THE sharemarket has hit 19-month highs after strong gains among the big miners and retail banks.
The benchmark S&P/ASX 200 Index rose 34.8 points, or 0.74 per cent, to 4740.7 on Thursday.
It was the S&P/ASX 200's highest close since it finished the local trading day at 4756.4 on May 19, 2011.
The local market opened up 0.4 per cent, following a strong lead from Wall Street, and extended gains through the day with investors buoyed by the deal over the US fiscal cliff and firmer commodities prices during the overnight session.
Positive data from China also lifted sentiment on equities markets.
Resource-related sectors were among the best performers.
The gold sector climbed 2.73 per cent, metals and minerals companies rose 1.64 per cent and the materials sector advanced 1.5 per cent, according to IRESS data.
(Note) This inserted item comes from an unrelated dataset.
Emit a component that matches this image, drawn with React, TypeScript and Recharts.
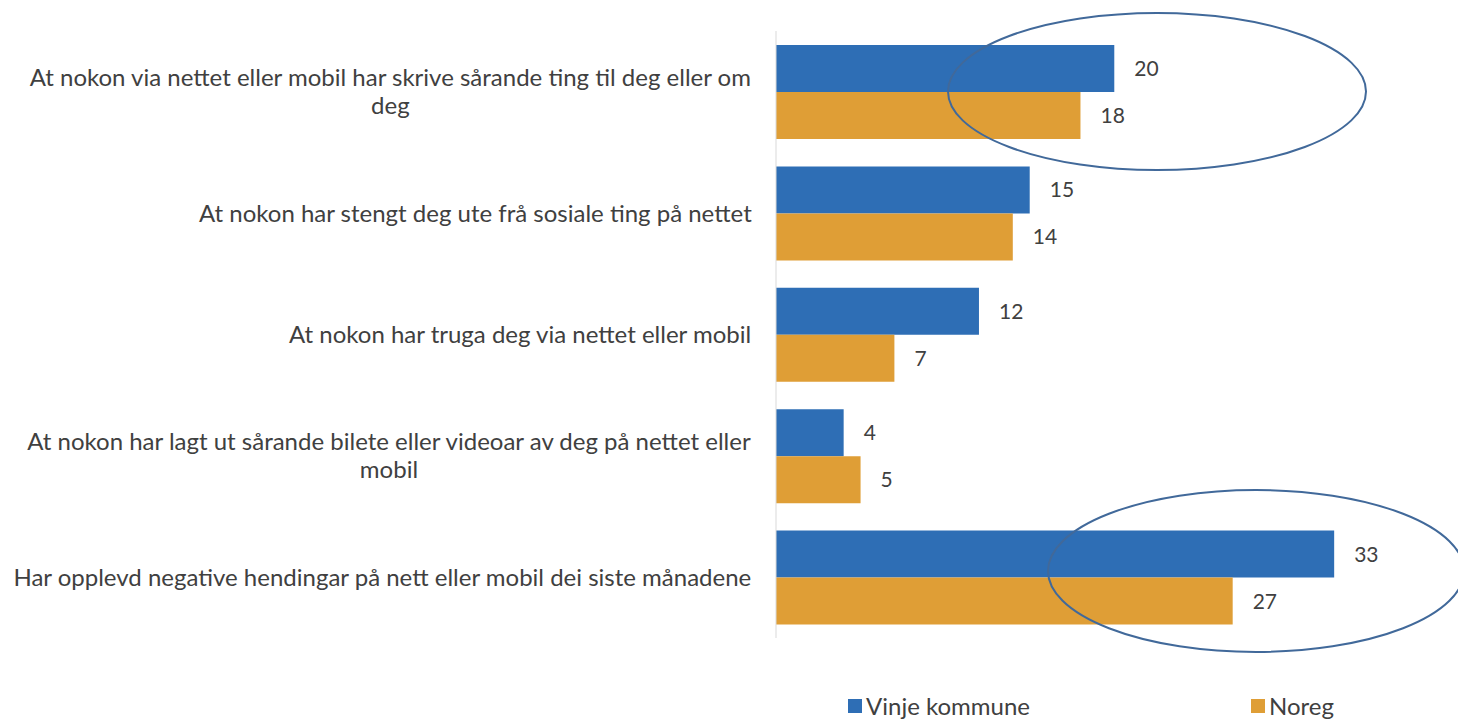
import { BarChart, Bar, XAxis, YAxis, LabelList, Legend } from 'recharts';

const CATEGORIES = [
  'At nokon via nettet eller mobil har skrive sårande ting til deg eller om deg',
  'At nokon har stengt deg ute frå sosiale ting på nettet',
  'At nokon har truga deg via nettet eller mobil',
  'At nokon har lagt ut sårande bilete eller videoar av deg på nettet eller mobil',
  'Har opplevd negative hendingar på nett eller mobil dei siste månadene',
];
const VINJE = [20, 15, 12, 4, 33];
const NOREG = [18, 14, 7, 5, 27];
const SERIES = ['Vinje kommune', 'Noreg'];

const BLUE = '#2e6eb5';
const ORANGE = '#df9e36';
const TEXT = '#404040';
const FONT = 'Lato, "Liberation Sans", sans-serif';
const LABEL_SIZE = 24;
const LABEL_RIGHT = 752;
const WRAP_AT = 745;

const data = CATEGORIES.map((name, i) => ({ name, vinje: VINJE[i], noreg: NOREG[i] }));

let ctx: CanvasRenderingContext2D | null = null;
function measure(s: string) {
  if (!ctx) ctx = document.createElement('canvas').getContext('2d');
  if (!ctx) return s.length * LABEL_SIZE * 0.5;
  ctx.font = `${LABEL_SIZE}px ${FONT}`;
  return ctx.measureText(s).width;
}

function wrap(text: string) {
  const words = text.split(' ');
  const lines: string[] = [];
  let cur = '';
  for (const w of words) {
    const next = cur ? cur + ' ' + w : w;
    if (cur && measure(next) > WRAP_AT) {
      lines.push(cur);
      cur = w;
    } else cur = next;
  }
  if (cur) lines.push(cur);
  return lines;
}

function CategoryTick({ y, payload }: any) {
  const lines = wrap(payload.value);
  const widest = Math.max(...lines.map(measure));
  const cx = LABEL_RIGHT - widest / 2;
  const top = y - ((lines.length - 1) * 28) / 2;
  return (
    <text textAnchor="middle" fill={TEXT} fontSize={LABEL_SIZE} fontFamily={FONT}>
      {lines.map((l, i) => (
        <tspan key={i} x={cx} y={top + i * 28} dy="0.35em">
          {l}
        </tspan>
      ))}
    </text>
  );
}

function LegendContent() {
  const items = [
    { name: SERIES[0], color: BLUE, left: 848 },
    { name: SERIES[1], color: ORANGE, left: 1251 },
  ];
  return (
    <div style={{ position: 'relative', height: 35, fontFamily: FONT }}>
      {items.map(it => (
        <div key={it.name} style={{ position: 'absolute', left: it.left, top: 0, display: 'flex', alignItems: 'center', height: 35 }}>
          <span style={{ width: 14, height: 14, background: it.color, marginRight: 4, display: 'inline-block' }} />
          <span style={{ fontSize: 24, color: TEXT }}>{it.name}</span>
        </div>
      ))}
    </div>
  );
}

export default function App() {
  return (
    <div style={{ position: 'absolute', left: 0, top: 0, width: 1458, height: 725, background: '#fff', overflow: 'hidden' }}>
      <BarChart
        width={1458}
        height={725}
        data={data}
        layout="vertical"
        margin={{ top: 31, right: 90, bottom: 52, left: 0 }}
        barGap={0}
        barSize={47}
      >
        <XAxis type="number" domain={[0, 35]} hide />
        <YAxis
          type="category"
          dataKey="name"
          width={776}
          axisLine={{ stroke: '#d9d9d9' }}
          tickLine={false}
          tick={<CategoryTick />}
          interval={0}
        />
        <Legend
          verticalAlign="bottom"
          content={<LegendContent />}
          wrapperStyle={{ top: 688, bottom: 'auto', left: 0, width: 1458 }}
        />
        <Bar dataKey="vinje" name={SERIES[0]} fill={BLUE} isAnimationActive={false}>
          <LabelList dataKey="vinje" position="right" offset={20} fill={TEXT} fontSize={21} fontFamily={FONT} />
        </Bar>
        <Bar dataKey="noreg" name={SERIES[1]} fill={ORANGE} isAnimationActive={false}>
          <LabelList dataKey="noreg" position="right" offset={20} fill={TEXT} fontSize={21} fontFamily={FONT} />
        </Bar>
      </BarChart>
      {/* hand-drawn highlight rings from the original */}
      <svg width={1458} height={725} style={{ position: 'absolute', left: 0, top: 0, pointerEvents: 'none' }}>
        <ellipse cx={1157} cy={91.5} rx={209} ry={78.5} fill="none" stroke="#41699a" strokeWidth={2} />
        <ellipse cx={1256} cy={571} rx={208} ry={81} fill="none" stroke="#41699a" strokeWidth={2} />
      </svg>
    </div>
  );
}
BHP Billiton rose 31¢ to $38.15, while Rio Tinto was $1.63 firmer at $69.25.
Financial stocks were 0.41 per cent higher, with the four big retail banks posting gains.
ANZ climbed 9¢ to $25.18, CBA advanced 52¢ to $63.24 - a record closing high - NAB rose 15¢ to $25.25 and Westpac was 9¢ firmer at $26.19.
"Regional equities are seeing a continuation of the buoyant risk environment in Asia today as investors react to the passing of the fiscal cliff deal," IG markets strategist Stan Shamu said in a research note. "Although some analysts feel this is merely a relief rally as US leaders kick the can down the road, so to speak, it seems to have done the job for now."
IAG said it had raised its catastrophe reinsurance program to $5 billion for 2013, from $4.7 billion in 2012. IAG was up 3¢ at $4.72.
Brambles rose 10¢ to $7.69 after the pallet company said it had completed the €135 million acquisition of intermediate bulk container company Pallecon.
The spot price of gold in Sydney finished at $US1686.43 an ounce, up $US6.25.
Nomura's head of fixed income, Jon Linton, said the local bond market was waiting for direction from overseas markets, especially the US, during the overnight session.
"There isn't much happening locally so I think our market is really in hands of global markets," Mr Linton said.
"We will wait and see what the US does."